This large-scale study investigated the effects of genetic factors in the blood of more than 31,000 people. ‘We have correlated genetic variants that we know increase the risk of disease with gene expression patterns,’ says UMCG researcher Annique Claringbould. ‘We obtained the data from 37 existing cohorts around the world, including Lifelines. This huge group allows us to recognize subtle patterns that would otherwise remain hidden.’
The researchers conducted several analyzes to look at the direct and indirect influences on gene expression. Polygenic risk scores were used to calculate the participants’ risk of more than 1,200 diseases. ‘This score is, as it were, a summary of a person’s genetic risk, but it doesn’t say much about how the disease comes about. By linking the genetic score to gene expression patterns, we arrived at key genes that play an important role in the development of a disease’, says Claringbould.

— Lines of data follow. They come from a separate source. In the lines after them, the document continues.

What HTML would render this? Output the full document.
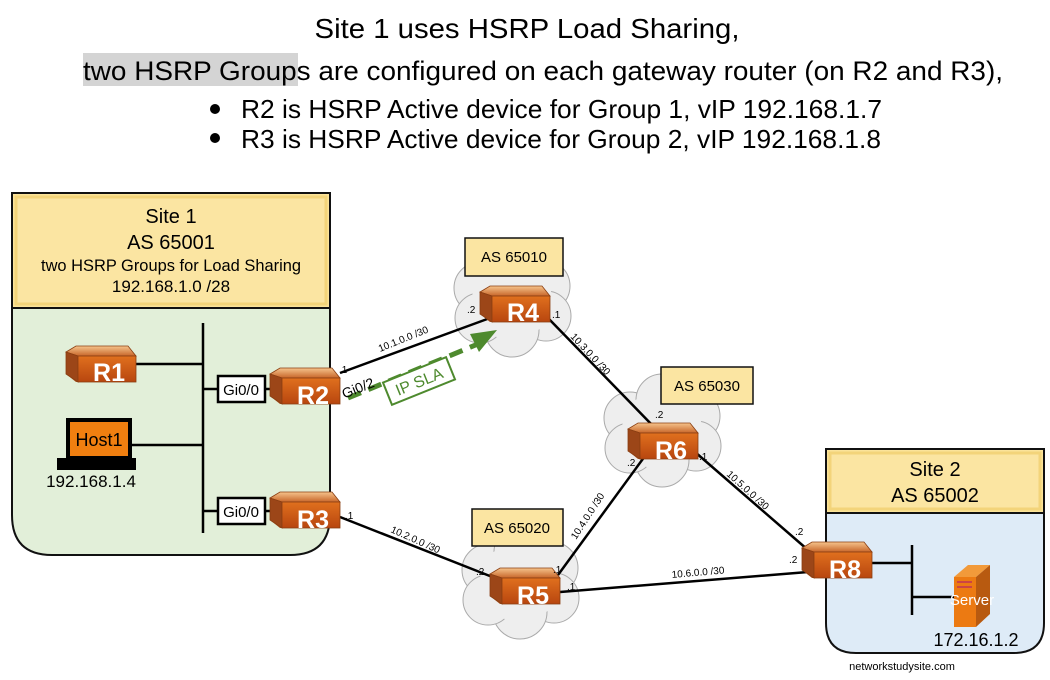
<!DOCTYPE html>
<html><head><meta charset="utf-8"><style>
html,body{margin:0;padding:0;background:#fff}
svg{display:block;font-family:"Liberation Sans",sans-serif}
</style></head><body>
<svg width="1050" height="680" viewBox="0 0 1050 680" xmlns="http://www.w3.org/2000/svg">
<defs>
<linearGradient id="top" x1="0" y1="0" x2="0" y2="1"><stop offset="0" stop-color="#f6c48c"/><stop offset="1" stop-color="#c8662a"/></linearGradient>
<linearGradient id="front" x1="0" y1="0" x2="0" y2="1"><stop offset="0" stop-color="#e0701e"/><stop offset="1" stop-color="#b8460f"/></linearGradient>
<g id="rt">
<polygon points="0,6 10,0 62,0 70,10 70,36 10,36 0,28" fill="#a9501c"/>
<polygon points="0,6 10,0 62,0 70,10 12,10" fill="url(#top)" stroke="#8a3e12" stroke-width="0.8"/>
<polygon points="0,6 12,10 12,36 0,28" fill="#9c4618" stroke="#8a3e12" stroke-width="0.8"/>
<rect x="12" y="10" width="58" height="26" fill="url(#front)" stroke="#8a3e12" stroke-width="0.8"/>
</g>
<g id="cloud" fill="#eeeeee" stroke="#aaa" stroke-width="1">
<circle cx="-32" cy="-12" r="26"/><circle cx="0" cy="-30" r="26"/><circle cx="32" cy="-14" r="26"/>
<circle cx="34" cy="16" r="25"/><circle cx="0" cy="30" r="27"/><circle cx="-32" cy="18" r="25"/>
<circle cx="0" cy="0" r="40" stroke="none"/>
</g>
</defs>

<!-- Title -->
<rect x="83" y="53" width="215" height="33" fill="#d4d4d4"/>
<text x="527" y="38" font-size="28" text-anchor="middle" textLength="425" lengthAdjust="spacingAndGlyphs">Site 1 uses HSRP Load Sharing,</text>
<text x="83" y="80" font-size="27" textLength="920" lengthAdjust="spacingAndGlyphs">two HSRP Groups are configured on each gateway router (on R2 and R3),</text>
<circle cx="215" cy="109" r="5" fill="#000"/><circle cx="215" cy="138" r="5" fill="#000"/>
<text x="241" y="118" font-size="26" textLength="641" lengthAdjust="spacingAndGlyphs">R2 is HSRP Active device for Group 1, vIP 192.168.1.7</text>
<text x="241" y="148" font-size="26" textLength="640" lengthAdjust="spacingAndGlyphs">R3 is HSRP Active device for Group 2, vIP 192.168.1.8</text>

<!-- Site 1 -->
<path d="M12,193 H330 V515 Q330,555 290,555 H52 Q12,555 12,515 Z" fill="#e2efd9" stroke="#111" stroke-width="2"/>
<rect x="12" y="193" width="318" height="115" fill="#fbe39a" stroke="#111" stroke-width="2"/>
<rect x="16" y="197" width="310" height="107" fill="#fbe5a2" stroke="#f3d47a" stroke-width="3"/>
<g text-anchor="middle">
<text x="171" y="223" font-size="20">Site 1</text>
<text x="171" y="249" font-size="20">AS 65001</text>
<text x="171" y="271" font-size="17" textLength="260" lengthAdjust="spacingAndGlyphs">two HSRP Groups  for Load Sharing</text>
<text x="171" y="292" font-size="17">192.168.1.0 /28</text>
</g>

<!-- Site 2 -->
<path d="M826,449 H1044 V623 Q1044,653 1014,653 H856 Q826,653 826,623 Z" fill="#deebf7" stroke="#111" stroke-width="2"/>
<rect x="826" y="449" width="218" height="64" fill="#fbe39a" stroke="#111" stroke-width="2"/>
<rect x="830" y="453" width="210" height="56" fill="#fbe5a2" stroke="#f3d47a" stroke-width="3"/>
<text x="935" y="476" font-size="20" text-anchor="middle">Site 2</text>
<text x="935" y="502" font-size="20" text-anchor="middle">AS 65002</text>

<!-- clouds -->
<use href="#cloud" x="512" y="300"/>
<use href="#cloud" x="662" y="430"/>
<use href="#cloud" x="520" y="582"/>

<!-- links -->
<g stroke="#000" stroke-width="2.5" fill="none">
<line x1="340" y1="373" x2="490" y2="318"/>
<line x1="340" y1="517" x2="500" y2="580"/>
<line x1="548" y1="318" x2="655" y2="428"/>
<line x1="645" y1="456" x2="558" y2="575"/>
<line x1="695" y1="452" x2="808" y2="550"/>
<line x1="560" y1="592" x2="808" y2="572"/>
<line x1="203" y1="323" x2="203" y2="533"/>
<line x1="135" y1="364" x2="203" y2="364"/>
<line x1="130" y1="445" x2="203" y2="445"/>
<line x1="203" y1="389" x2="218" y2="389"/><line x1="265" y1="389" x2="274" y2="389"/>
<line x1="203" y1="511" x2="218" y2="511"/><line x1="265" y1="511" x2="274" y2="511"/>
<line x1="912" y1="545" x2="912" y2="615"/>
<line x1="868" y1="563" x2="912" y2="563"/>
<line x1="912" y1="597" x2="955" y2="597"/>
</g>

<!-- Gi0/0 boxes -->
<rect x="218" y="376" width="47" height="26" fill="#fff" stroke="#000" stroke-width="2.5"/>
<rect x="218" y="498" width="47" height="26" fill="#fff" stroke="#000" stroke-width="2.5"/>
<text x="241" y="395" font-size="15" text-anchor="middle">Gi0/0</text>
<text x="241" y="517" font-size="15" text-anchor="middle">Gi0/0</text>

<!-- AS labels -->
<g font-size="15" text-anchor="middle">
<rect x="465" y="238" width="98" height="38" fill="#fbe5a2" stroke="#111" stroke-width="1.5"/>
<text x="514" y="262">AS 65010</text>
<rect x="661" y="367" width="92" height="37" fill="#fbe5a2" stroke="#111" stroke-width="1.5"/>
<text x="707" y="391">AS 65030</text>
<rect x="472" y="509" width="91" height="37" fill="#fbe5a2" stroke="#111" stroke-width="1.5"/>
<text x="517" y="533">AS 65020</text>
</g>

<!-- routers -->
<g font-size="25" font-weight="bold" fill="#fff" text-anchor="middle">
<use href="#rt" x="66" y="346"/><text x="109" y="381">R1</text>
<use href="#rt" x="270" y="368"/><text x="313" y="404">R2</text>
<use href="#rt" x="270" y="492"/><text x="313" y="528">R3</text>
<use href="#rt" x="480" y="286"/><text x="523" y="321">R4</text>
<use href="#rt" x="490" y="568"/><text x="533" y="604">R5</text>
<use href="#rt" x="628" y="423"/><text x="671" y="459">R6</text>
<use href="#rt" x="802" y="542"/><text x="845" y="578">R8</text>
</g>

<!-- Host1 -->
<rect x="68" y="420" width="62" height="38" fill="#f07f10" stroke="#000" stroke-width="4"/>
<text x="99" y="446" font-size="18" text-anchor="middle">Host1</text>
<rect x="57" y="458" width="79" height="12" fill="#000"/>
<text x="91" y="487" font-size="17" text-anchor="middle">192.168.1.4</text>

<!-- Server -->
<polygon points="954,577 968,565 990,565 976,577" fill="#f29a3a"/>
<polygon points="976,577 990,565 990,614 976,627" fill="#b85a10"/>
<rect x="954" y="577" width="22" height="50" fill="#ec7a12"/>
<rect x="957" y="581" width="15" height="2" fill="#c44"/><rect x="957" y="586" width="15" height="2" fill="#c44"/>
<text x="972" y="605" font-size="15" fill="#fff" text-anchor="middle">Server</text>
<text x="976" y="646" font-size="18" text-anchor="middle">172.16.1.2</text>
<text x="902" y="670" font-size="11" text-anchor="middle">networkstudysite.com</text>

<!-- IP SLA -->
<line x1="348" y1="398" x2="478" y2="344" stroke="#4e8a2e" stroke-width="5" stroke-dasharray="14,8"/>
<polygon points="497,330 470,334 479,352" fill="#4e8a2e"/>
<g transform="translate(419,381) rotate(-22)">
<rect x="-34" y="-12" width="68" height="24" fill="#fff" stroke="#4e8a2e" stroke-width="2"/>
<text x="0" y="6" font-size="16" fill="#4e8a2e" text-anchor="middle">IP SLA</text>
</g>
<text x="341" y="394" font-size="14" transform="rotate(-22 355 388)">Gi0/2</text>

<!-- IP labels -->
<g font-size="10">
<text x="339" y="373">.1</text>
<text x="467" y="313">.2</text>
<text x="552" y="318">.1</text>
<text x="345" y="519">.1</text>
<text x="476" y="575">.2</text>
<text x="553" y="573">.1</text>
<text x="567" y="590">.1</text>
<text x="655" y="418">.2</text>
<text x="627" y="466">.2</text>
<text x="699" y="460">.1</text>
<text x="795" y="535">.2</text>
<text x="789" y="563">.2</text>
<text x="380" y="352" transform="rotate(-22 380 352)">10.1.0.0 /30</text>
<text x="390" y="532" transform="rotate(24 390 532)">10.2.0.0 /30</text>
<text x="570" y="337" transform="rotate(47 570 337)">10.3.0.0 /30</text>
<text x="576" y="540" transform="rotate(-57 576 540)">10.4.0.0 /30</text>
<text x="726" y="475" transform="rotate(42 726 475)">10.5.0.0 /30</text>
<text x="672" y="578" transform="rotate(-5 672 578)">10.6.0.0 /30</text>
</g>
</svg>
</body></html>
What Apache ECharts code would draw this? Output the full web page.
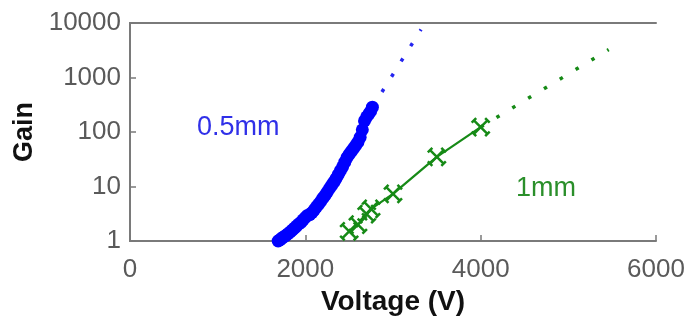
<!DOCTYPE html>
<html>
<head>
<meta charset="utf-8">
<script src="https://cdn.jsdelivr.net/npm/echarts@6/dist/echarts.min.js"></script>
<style>
html,body{margin:0;padding:0;background:#fff;}
#chart{width:692px;height:325px;}
</style>
</head>
<body>
<div id="chart"></div>
<script>
// ---- data ----
const blueV    = [1690,1710,1730,1750,1775,1800,1825,1850,1875,1900,1925,1950,1975,2000,2025,2050,2075,2100,2125,2150,2175,2200,2225,2250,2275,2300,2325,2350,2375,2400,2425,2450,2475,2500,2525,2550,2575,2600,2625,2650,2675,2700,2725,2745,2765];
const blueGain = [1.00,1.05,1.12,1.18,1.25,1.35,1.45,1.58,1.72,1.88,2.05,2.2,2.45,2.7,2.95,3.05,3.3,3.7,4.2,4.7,5.3,6.1,6.9,7.9,9.2,10.5,12,14,16.5,19.5,23,28,34,39,44,50,57,65,80,110,160,190,215,240,285];
const blueExtV    = [2765, 3320];
const blueExtGain = [285, 7600];
const greenV    = [2500, 2600, 2700, 2750, 3000, 3500, 4000];
const greenGain = [1.5, 2.0, 3.1, 3.9, 7.3, 35, 123];
const greenExtV    = [4000, 5460];
const greenExtGain = [123, 3250];
const xTickValues = [0, 2000, 4000, 6000];
const yTickValues = [1, 10, 100, 1000, 10000];
const seriesNames = ['0.5mm', '1mm'];

const zip = (a, b) => a.map((v, i) => [v, b[i]]);
const FONT = 'Liberation Sans';
const BLUE = '#0000ff';
const GREEN = '#168a16';
const AXIS = '#7a7a7a';

const chart = echarts.init(document.getElementById('chart'), null, {renderer: 'canvas'});
const xMin = xTickValues[0], xMax = xTickValues[xTickValues.length - 1];
const yMin = yTickValues[0], yMax = yTickValues[yTickValues.length - 1];
const tickIn = {show: true, inside: true, length: 6, lineStyle: {color: AXIS, width: 1.5}};

const option = {
  animation: false,
  backgroundColor: '#ffffff',
  grid: {left: 130, right: 36, top: 23, bottom: 84, containLabel: false},
  xAxis: [{
    type: 'value', min: xMin, max: xMax, interval: 2000,
    name: 'Voltage (V)', nameLocation: 'middle', nameGap: 42,
    nameTextStyle: {fontFamily: FONT, fontSize: 28, fontWeight: 'bold', color: '#111'},
    axisLine: {show: true, lineStyle: {color: AXIS, width: 2}},
    axisTick: tickIn,
    axisLabel: {fontFamily: FONT, fontSize: 26, color: '#5a5a5a', margin: 16, formatter: v => String(v)},
    splitLine: {show: false}
  }, {
    type: 'value', position: 'top', min: xMin, max: xMax, interval: 2000,
    axisLine: {show: true, lineStyle: {color: AXIS, width: 2}},
    axisTick: {show: false},
    axisLabel: {show: false}, splitLine: {show: false}
  }],
  yAxis: [{
    type: 'log', logBase: 10, min: yMin, max: yMax, position: 'left',
    name: 'Gain', nameLocation: 'middle', nameGap: 80, nameRotate: 90,
    nameTextStyle: {fontFamily: FONT, fontSize: 27, fontWeight: 'bold', color: '#111'},
    axisLine: {show: true, lineStyle: {color: AXIS, width: 2}},
    axisTick: tickIn,
    axisLabel: {fontFamily: FONT, fontSize: 26, color: '#5a5a5a', margin: 9, formatter: v => String(Math.round(v))},
    splitLine: {show: false}
  }, {
    type: 'log', logBase: 10, min: yMin, max: yMax, position: 'right',
    axisLine: {show: true, lineStyle: {color: AXIS, width: 2}},
    axisTick: {show: false},
    axisLabel: {show: false}, splitLine: {show: false}
  }],
  series: [{
    name: seriesNames[0] + ' ext', type: 'line', data: zip(blueExtV, blueExtGain),
    showSymbol: false, symbol: 'none',
    lineStyle: {color: '#2525f0', width: 3.5, type: [3.5, 14.5]}, z: 2
  }, {
    name: seriesNames[0], type: 'scatter', data: zip(blueV, blueGain),
    symbol: 'circle', symbolSize: 13,
    itemStyle: {color: BLUE, opacity: 1}, z: 3
  }, {
    name: seriesNames[1] + ' ext', type: 'line', data: zip(greenExtV, greenExtGain),
    showSymbol: false, symbol: 'none',
    lineStyle: {color: GREEN, width: 3.5, type: [3.5, 15]}, z: 2
  }, {
    name: seriesNames[1], type: 'line', data: zip(greenV, greenGain),
    symbol: 'path://M2,2L14,14M14,2L2,14M0,4L4,0M12,0L16,4M0,12L4,16M12,16L16,12',
    symbolSize: 18, showSymbol: true,
    itemStyle: {color: 'rgba(0,0,0,0)', borderColor: GREEN, borderWidth: 2.5},
    lineStyle: {color: GREEN, width: 2.2}, z: 3
  }],
  graphic: [{
    type: 'text', left: 197, top: 114,
    style: {text: seriesNames[0], font: '27px "Liberation Sans"', fill: '#3030e8'}
  }, {
    type: 'text', left: 516, top: 175,
    style: {text: seriesNames[1], font: '27px "Liberation Sans"', fill: '#2a8f2a'}
  }]
};
chart.setOption(option);
</script>
</body>
</html>
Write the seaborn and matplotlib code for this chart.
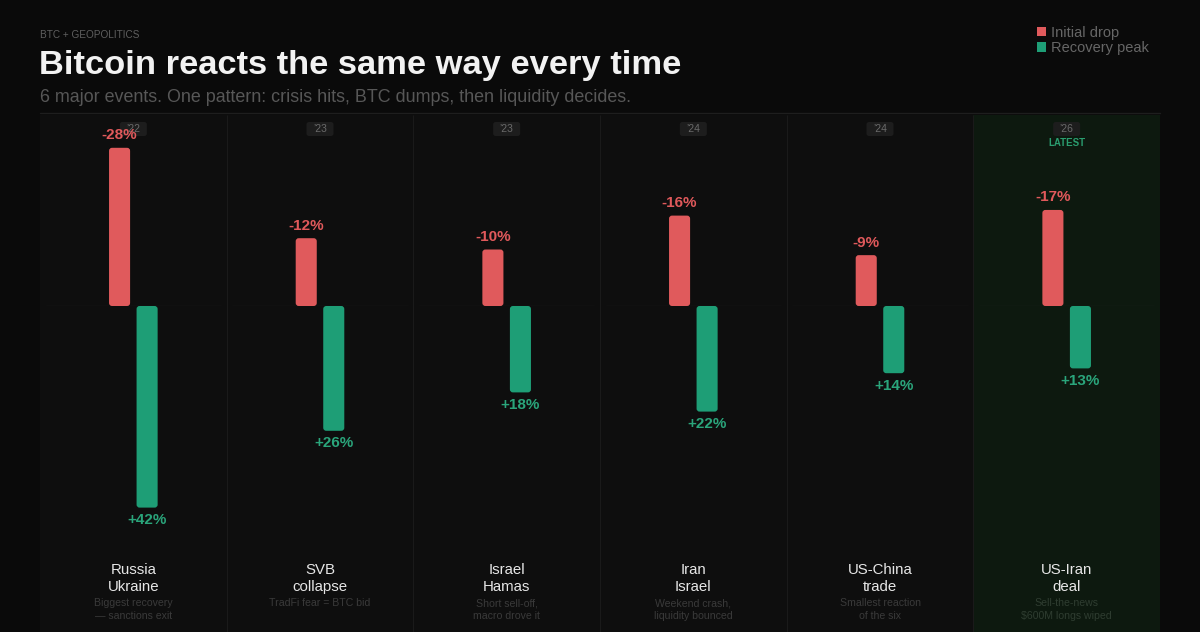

Important for drug development
Candidate drugs that ultimately prove to work well often intervene in molecular processes that are linked to the disease by genetic information. The key genes therefore provide new insights and starting points on which drug development can focus.
In addition, the data from this research provide many opportunities for researchers. The data from the study is online for everyone to use. Hundreds of publications have already been published in which the results of the study have been used.
The study was co-ordinated with Urmo Võsa from the University of Tartu in Estonia. The results of this research were published on September 2, 2021 in the journal Nature Genetics.